Extracted information |
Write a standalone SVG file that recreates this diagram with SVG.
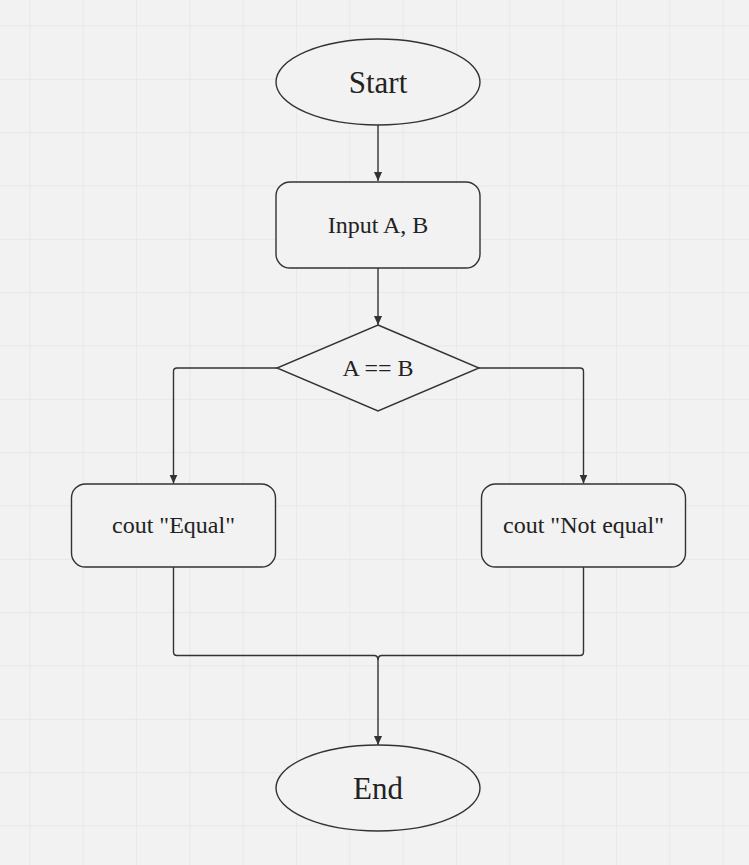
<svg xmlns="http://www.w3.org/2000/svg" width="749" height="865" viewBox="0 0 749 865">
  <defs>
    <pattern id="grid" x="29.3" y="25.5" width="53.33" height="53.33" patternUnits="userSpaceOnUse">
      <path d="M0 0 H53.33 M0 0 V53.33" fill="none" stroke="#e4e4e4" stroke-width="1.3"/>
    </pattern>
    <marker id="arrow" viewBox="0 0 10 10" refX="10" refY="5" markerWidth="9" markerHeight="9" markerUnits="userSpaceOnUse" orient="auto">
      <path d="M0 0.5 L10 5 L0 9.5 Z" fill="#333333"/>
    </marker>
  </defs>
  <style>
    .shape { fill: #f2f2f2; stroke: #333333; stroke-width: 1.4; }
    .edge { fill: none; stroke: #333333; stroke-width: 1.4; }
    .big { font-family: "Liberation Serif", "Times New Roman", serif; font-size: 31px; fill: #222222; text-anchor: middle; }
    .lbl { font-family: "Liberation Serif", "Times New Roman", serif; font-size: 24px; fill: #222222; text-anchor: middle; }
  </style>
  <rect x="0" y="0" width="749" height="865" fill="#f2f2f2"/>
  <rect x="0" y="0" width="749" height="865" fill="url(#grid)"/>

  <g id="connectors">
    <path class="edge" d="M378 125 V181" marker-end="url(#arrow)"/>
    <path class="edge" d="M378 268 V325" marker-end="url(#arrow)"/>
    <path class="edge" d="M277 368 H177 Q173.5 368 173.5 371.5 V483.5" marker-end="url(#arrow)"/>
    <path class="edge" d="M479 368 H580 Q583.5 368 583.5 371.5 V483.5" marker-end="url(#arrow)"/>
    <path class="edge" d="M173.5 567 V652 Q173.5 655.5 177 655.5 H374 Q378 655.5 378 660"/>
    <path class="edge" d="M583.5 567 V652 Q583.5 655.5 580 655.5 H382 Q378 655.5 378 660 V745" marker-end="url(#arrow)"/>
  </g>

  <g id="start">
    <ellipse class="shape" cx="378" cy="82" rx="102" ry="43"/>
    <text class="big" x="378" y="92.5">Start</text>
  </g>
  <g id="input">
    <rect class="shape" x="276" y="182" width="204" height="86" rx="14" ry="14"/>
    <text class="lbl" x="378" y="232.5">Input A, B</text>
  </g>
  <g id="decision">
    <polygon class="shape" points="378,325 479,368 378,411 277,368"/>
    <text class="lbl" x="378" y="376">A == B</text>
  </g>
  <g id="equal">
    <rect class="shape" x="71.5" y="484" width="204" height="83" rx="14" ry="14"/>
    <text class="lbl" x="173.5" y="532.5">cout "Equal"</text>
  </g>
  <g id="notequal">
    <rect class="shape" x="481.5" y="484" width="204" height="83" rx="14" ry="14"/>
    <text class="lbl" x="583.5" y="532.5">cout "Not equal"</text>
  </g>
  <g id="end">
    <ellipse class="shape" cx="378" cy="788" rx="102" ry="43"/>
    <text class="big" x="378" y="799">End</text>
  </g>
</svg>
---
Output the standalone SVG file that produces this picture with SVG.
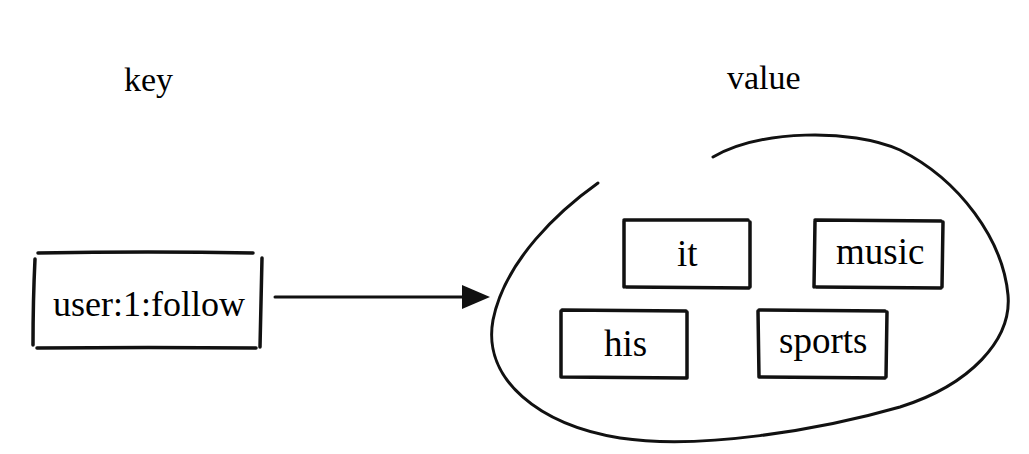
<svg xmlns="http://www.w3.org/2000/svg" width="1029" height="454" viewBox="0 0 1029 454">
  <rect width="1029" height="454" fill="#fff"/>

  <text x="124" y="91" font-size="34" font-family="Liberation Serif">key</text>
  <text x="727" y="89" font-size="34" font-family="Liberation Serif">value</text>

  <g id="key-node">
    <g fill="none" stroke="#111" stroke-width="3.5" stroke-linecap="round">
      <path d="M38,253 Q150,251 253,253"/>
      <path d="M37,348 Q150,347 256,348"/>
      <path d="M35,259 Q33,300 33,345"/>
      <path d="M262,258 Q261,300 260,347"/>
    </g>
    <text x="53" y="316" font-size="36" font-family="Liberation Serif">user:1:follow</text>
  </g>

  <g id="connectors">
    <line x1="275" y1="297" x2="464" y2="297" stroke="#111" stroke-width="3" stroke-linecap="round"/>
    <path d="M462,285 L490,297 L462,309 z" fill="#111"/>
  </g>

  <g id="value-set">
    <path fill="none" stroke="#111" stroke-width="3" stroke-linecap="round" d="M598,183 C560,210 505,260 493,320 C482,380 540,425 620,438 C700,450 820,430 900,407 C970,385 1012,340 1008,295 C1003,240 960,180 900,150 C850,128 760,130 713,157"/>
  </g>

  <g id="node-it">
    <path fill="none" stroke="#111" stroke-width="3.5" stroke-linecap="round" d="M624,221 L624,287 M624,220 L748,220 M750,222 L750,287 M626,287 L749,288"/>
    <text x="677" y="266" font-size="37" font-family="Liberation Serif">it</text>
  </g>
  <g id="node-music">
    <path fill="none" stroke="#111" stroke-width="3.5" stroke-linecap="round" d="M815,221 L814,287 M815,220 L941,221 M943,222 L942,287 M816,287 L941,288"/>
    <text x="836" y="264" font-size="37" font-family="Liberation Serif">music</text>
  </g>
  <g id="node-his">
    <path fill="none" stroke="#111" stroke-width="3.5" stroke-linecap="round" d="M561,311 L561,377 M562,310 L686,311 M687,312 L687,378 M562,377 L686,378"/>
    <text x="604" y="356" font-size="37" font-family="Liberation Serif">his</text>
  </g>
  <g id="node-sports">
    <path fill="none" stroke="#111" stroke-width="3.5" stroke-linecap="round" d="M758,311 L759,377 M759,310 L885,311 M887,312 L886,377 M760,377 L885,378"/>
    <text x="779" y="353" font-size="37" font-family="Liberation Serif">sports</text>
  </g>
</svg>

Exercise |
Report every line in the data above in which the word "with" appears.

Exercise result |
Write a standalone SVG file that recreates this diagram with SVG.
Output the standalone SVG file that produces this picture with SVG.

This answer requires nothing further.